Attempt at minimal reproducible example without going into the actual algorithm and such:

#include <iostream>
#include <vector>
#include <algorithm>
using namespace std;

using Cost = float;
using HeapKey = pair<Cost, Cost>;
pair<Cost, Cost> PAIR1;
vector<pair<HeapKey, unsigned int>> U;
using KeyCompare = std::greater<std::pair<HeapKey, unsigned int>>;
int in_U[20];

ostream& operator<<(ostream& os, pair<Cost, Cost> const& p) {
  return os << "<" << p.first << ", " << p.second << ">";
}

bool has_neightbor(unsigned int id) {
    if ( (in_U[id+1]) && (in_U[id-1])) {
        return true;
    }
    return false;
}

void insert(unsigned int id, HeapKey k) {
    U.push_back({ k, id });
    push_heap(U.begin(), U.end(), KeyCompare());
    in_U[id]++;
}

void update(unsigned int id) {
    Cost x;
    Cost y;
    if (id != 21) { //lets say 21 is the goal
        x = U[id].first.first;
        y = U[id].first.second;
    }
    if (in_U[id]) {
        auto it = find_if(U.begin(), U.end(), [=](auto p) { return p.second == id; });
        U.erase(it);
        make_heap(U.begin(), U.end(), KeyCompare());
        in_U[id]--;
    }
    int r1 = rand() % 10 + 1;
    int r2 = rand() % 10 + 1;
    if (x != y) {
      insert(id, {x + r1, y + r2});
    }
}
 
int main() {

    U.push_back({ {8, 2}, 1 });
    in_U[1]++;
    U.push_back({ {5, 1}, 2 });
    in_U[2]++;
    U.push_back({ {6, 1}, 3 });
    in_U[3]++;
    U.push_back({ {6, 5}, 4 });
    in_U[4]++;
    U.push_back({ {2, 3}, 5 });
    in_U[5]++;
    U.push_back({ {2, 9}, 6 });
    in_U[6]++;
    U.push_back({ {9, 2}, 7 });
    in_U[7]++;
    U.push_back({ {4, 7}, 8 });
    in_U[8]++;
    U.push_back({ {11, 4}, 9 });
    in_U[9]++;
    U.push_back({ {2, 2}, 10 });
    in_U[10]++;
    U.push_back({ {1, 2}, 11 });
    in_U[11]++;
    U.push_back({ {7, 2}, 12 });
    in_U[12]++;
    make_heap(U.begin(), U.end(), KeyCompare());
    PAIR1.first = 14;
    PAIR1.second = 6;

    while (U.front().first < PAIR1) {

        cout << "Is_heap?: " << is_heap(U.begin(), U.end(), KeyCompare()) << endl;

        cout << "U: ";
        for (auto p : U) {
            cout << p.second << p.first << " - ";
        }
        cout << endl;

        auto uid = U.front().second;
        pop_heap(U.begin(), U.end(), KeyCompare());
        U.pop_back();

        if (has_neightbor(uid)) {
            update(uid - 1);
            update(uid + 1);
        }
    }
    //getchar();
}

It's hard to get a good overview by just reading about what the code looks like.

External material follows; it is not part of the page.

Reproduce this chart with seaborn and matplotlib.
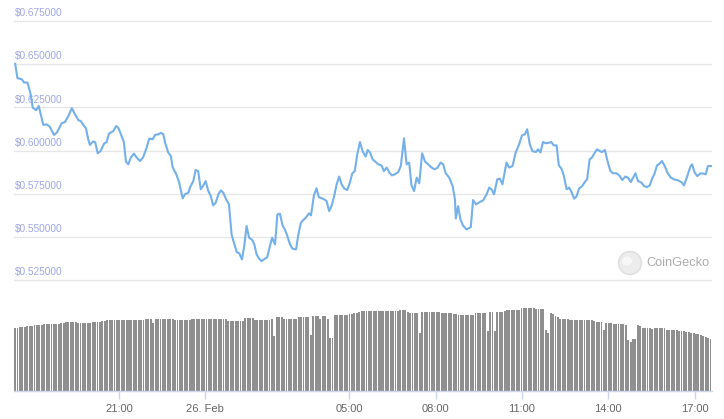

A [mre] would do a lot to increase the understanding for your current solution — Ted Lyngmo, Feb 13 '23 at 15:49
Unless the node is at the top of the heap, just mark it as "unusable". Then after some certain period of time or threshold, clean up the heap of all the unusable items. — PaulMcKenzie, Feb 13 '23 at 16:00
Something like `if (numNodesInHeap > threshold) { remove_unusable_nodes_from_heap(); }`. Of course there is additional logic required, and maybe changing the `HeapKey` type to add an additional "in-use" boolean flag. But further analysis would require an [mcve]. — PaulMcKenzie, Feb 13 '23 at 16:15
Wikipedia outlines functions for [deleting or updating](https://en.wikipedia.org/wiki/Binary_heap#Delete) elements within a heap. However, if you have to do a linear search to find the node first, you could switch to a [`boost::bimap`](https://www.boost.org/doc/libs/1_81_0/libs/bimap/doc/html/index.html) instead. That way you can look up individual nodes on O(log n) — Homer512, Feb 13 '23 at 17:06
Please realise that `find_if` will be your second bottleneck: it is an operation that has an average time complexity of O(n), while removal is possible with O(logn) time complexity if you maintain a hashtable to know where each value is located in the heap. — trincot, Feb 13 '23 at 19:56

Mooing Duck · Answer 1 · 2023-02-16T15:23:03.267

Yes, the algorithm is relatively simple. Note that when considering an item at index i, it's "parent" in a heap is at index (i-1)/2, and it's children are at indecies i*2+1 and i*2+2.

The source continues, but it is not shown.